The question that needs to be answered in the review is whether, and to what extent, parents are factoring the decile rating over and above everything else they like about a school.

As a parent, you are likely to choose a school on a package of features. Perhaps it has good results, the parents are like-minded, it has a nice community feel, you like the principal, the kids seem happy, it seems safe and you heard from your neighbour that the new entrant teacher is fabulous. It’s a decile 10 school. Did you make your choice because of decile, or is decile simply related to a mixture of all of those other things you might value in this school?

You might mention in passing to a colleague at work that it’s a decile 10 school. It’s easy to conclude from watercooler conversations like these that parents might be making decisions purely on decile. But an alternative explanation is that it’s an easily communicable way of telling your colleague something about all of those other things you are taking into consideration. A quick, easy signal.

In 2012, the Education Review Office removed school decile ratings from its reports, stating “too often it is seen as a rating of the quality of the education which a school provides and this is simply not correct.”

Attracting good-quality teachers

Fair enough but if there is any consideration of removing the decile system based on whether parents use it inaccurately as a signal of quality, better signals of educational quality, for parents to factor into their decisions, should be considered.

But there are more fundamental issues at stake here.

The first is that though decile funding influences schools’ operational budgets, it does little to encourage good-quality teachers to teach in low decile schools.

Why is this fundamental? Because teachers are the most important in-school factor for student achievement, as discussed extensively in The New Zealand Initiative’s series of reports on teacher quality.

In 2013, decile funding accounted for $169 million of the total allocated to schools’ operational funds ($1.23 billion). That’s 13% overall.

But when adding the costliest and most impactful item on the ministry’s balance sheets – teachers ($3.4 billion in 2013) into the mix, it’s more like 3%.

There is a lot of lip service paid to decile funding but, aside from a stipend of $1500 a year to teachers working in “priority staffing” decile one and two schools, decile funding may do little to encourage good teachers to go where they are needed most.

Of course, there are great teachers working in low decile schools but, on the whole, it is reasonable to assume better teachers might gravitate towards higher decile schools. Marie Cameron’s research shows that teachers identified as having promise will tend to move toward schools with good leadership. Why would higher decile schools have better leadership?

Funding or skills?

Because they probably have better governance. And this brings us to the last, often unacknowledged point. If lower decile schools draw students from poorer families (decile is based on parents’ occupation and level of education among other things), then it stands to reason that school boards in higher decile schools will on balance be composed of those with stronger governance skills (there are, of course, many cases of lower decile schools defying the odds).

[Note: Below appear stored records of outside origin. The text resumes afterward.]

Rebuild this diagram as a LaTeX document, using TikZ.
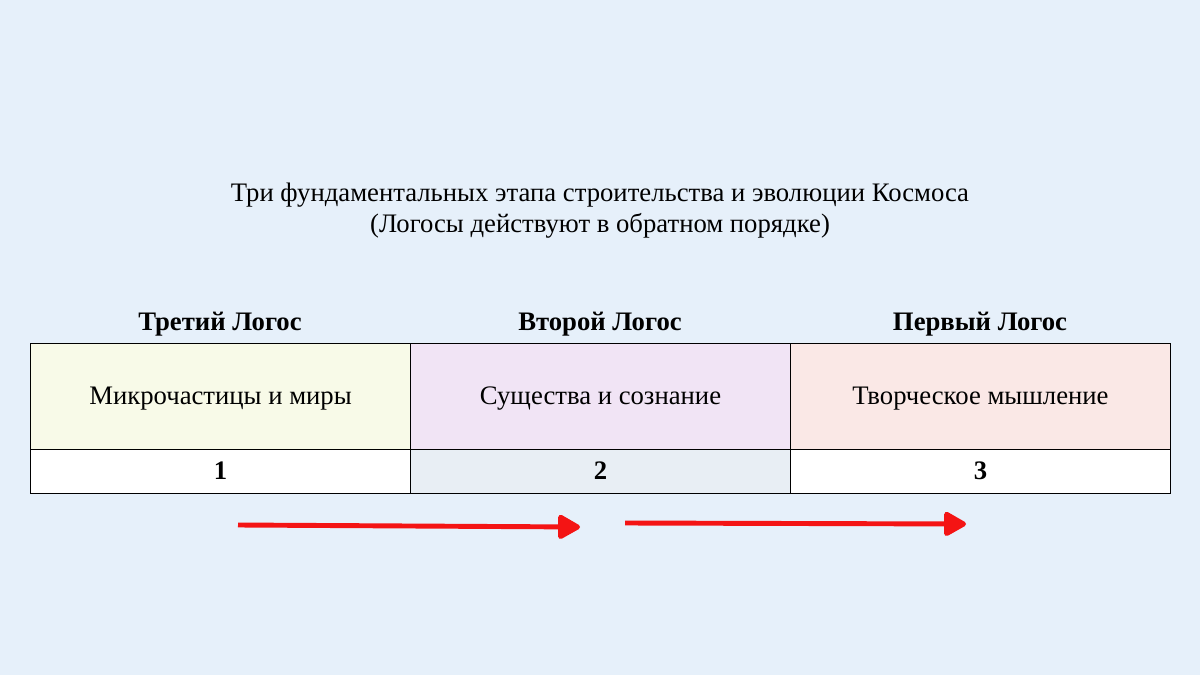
\documentclass[tikz,border=0pt]{standalone}
\usepackage{fontspec}
\setmainfont{Liberation Serif}
\usetikzlibrary{arrows.meta}
\definecolor{bg}{HTML}{E6F0FA}
\definecolor{cA}{HTML}{F8FAE8}
\definecolor{cB}{HTML}{F1E4F5}
\definecolor{cC}{HTML}{FAE8E6}
\definecolor{cM}{HTML}{E8EEF4}
\definecolor{arr}{HTML}{F41414}
\begin{document}
\begin{tikzpicture}[x=0.02cm,y=-0.02cm,
  cell/.style={draw=black,line width=0.6pt,anchor=north west,inner sep=0pt},
  txt/.style={font=\fontsize{15.2pt}{18pt}\selectfont,text height=1.5ex,text depth=0.35ex,inner sep=0pt,yshift=-3.5*0.02cm},
  hdr/.style={font=\fontsize{15.2pt}{18pt}\selectfont\bfseries,text height=1.5ex,text depth=0.35ex,inner sep=0pt,yshift=-3.5*0.02cm},
  red arrow/.style={draw=arr,line width=2.8pt,-{Triangle[length=14pt,width=15pt,round]}}]
\fill[bg] (0,0) rectangle (1200,675);
\useasboundingbox (0,0) rectangle (1200,675);
\node[align=center,font=\fontsize{15.2pt}{18pt}\selectfont] (title) at (600,210.5) {Три фундаментальных этапа строительства и эволюции Космоса\\(Логосы действуют в обратном порядке)};
\node[hdr] (h1) at (220,322) {Третий Логос};
\node[hdr] (h2) at (600,322) {Второй Логос};
\node[hdr] (h3) at (980,322) {Первый Логос};
\node[cell,fill=cA,minimum width=380*0.02cm,minimum height=106*0.02cm] (a) at (30,343) {};
\node[cell,fill=cB,minimum width=380*0.02cm,minimum height=106*0.02cm] (b) at (410,343) {};
\node[cell,fill=cC,minimum width=380*0.02cm,minimum height=106*0.02cm] (c) at (790,343) {};
\node[cell,fill=white,minimum width=380*0.02cm,minimum height=44*0.02cm] (d) at (30,449) {};
\node[cell,fill=cM,minimum width=380*0.02cm,minimum height=44*0.02cm] (e) at (410,449) {};
\node[cell,fill=white,minimum width=380*0.02cm,minimum height=44*0.02cm] (f) at (790,449) {};
\node[txt] (ta) at (a.center) {Микрочастицы и миры};
\node[txt] (tb) at (b.center) {Существа и сознание};
\node[txt] (tc) at (c.center) {Творческое мышление};
\node[hdr] (td) at (d.center) {1};
\node[hdr] (te) at (e.center) {2};
\node[hdr] (tf) at (f.center) {3};
\coordinate (a1s) at (238,525);
\coordinate (a1e) at (580,527);
\coordinate (a2s) at (625,523);
\coordinate (a2e) at (966,524);
\draw[red arrow] (a1s) -- (a1e);
\draw[red arrow] (a2s) -- (a2e);
\end{tikzpicture}
\end{document}
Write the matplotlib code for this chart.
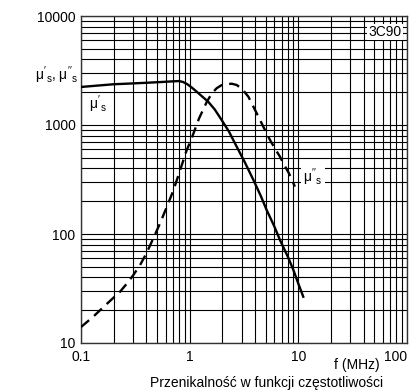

This then raises new questions. How much does the amount of funding matter? And how much do the skills to put those funds to good use matter?

The decile funding issue is highly complex but, if the minister is considering a review, at least these three questions should be answered.

First, to what extent does the decile rating influence school choice over and above everything else parents value?

Second, are high quality teachers more likely to be found in high decile schools? This is a tricky question but one way to approximate an answer would be to collect data on the number of applicants for teaching positions by decile, assuming that larger pools of potential candidates allow higher decile schools to be more selective about who they choose.

Third, school governance issues must be taken on board. This is even trickier still. The New Zealand Initiative will be investigating this particular issue in forthcoming research on education.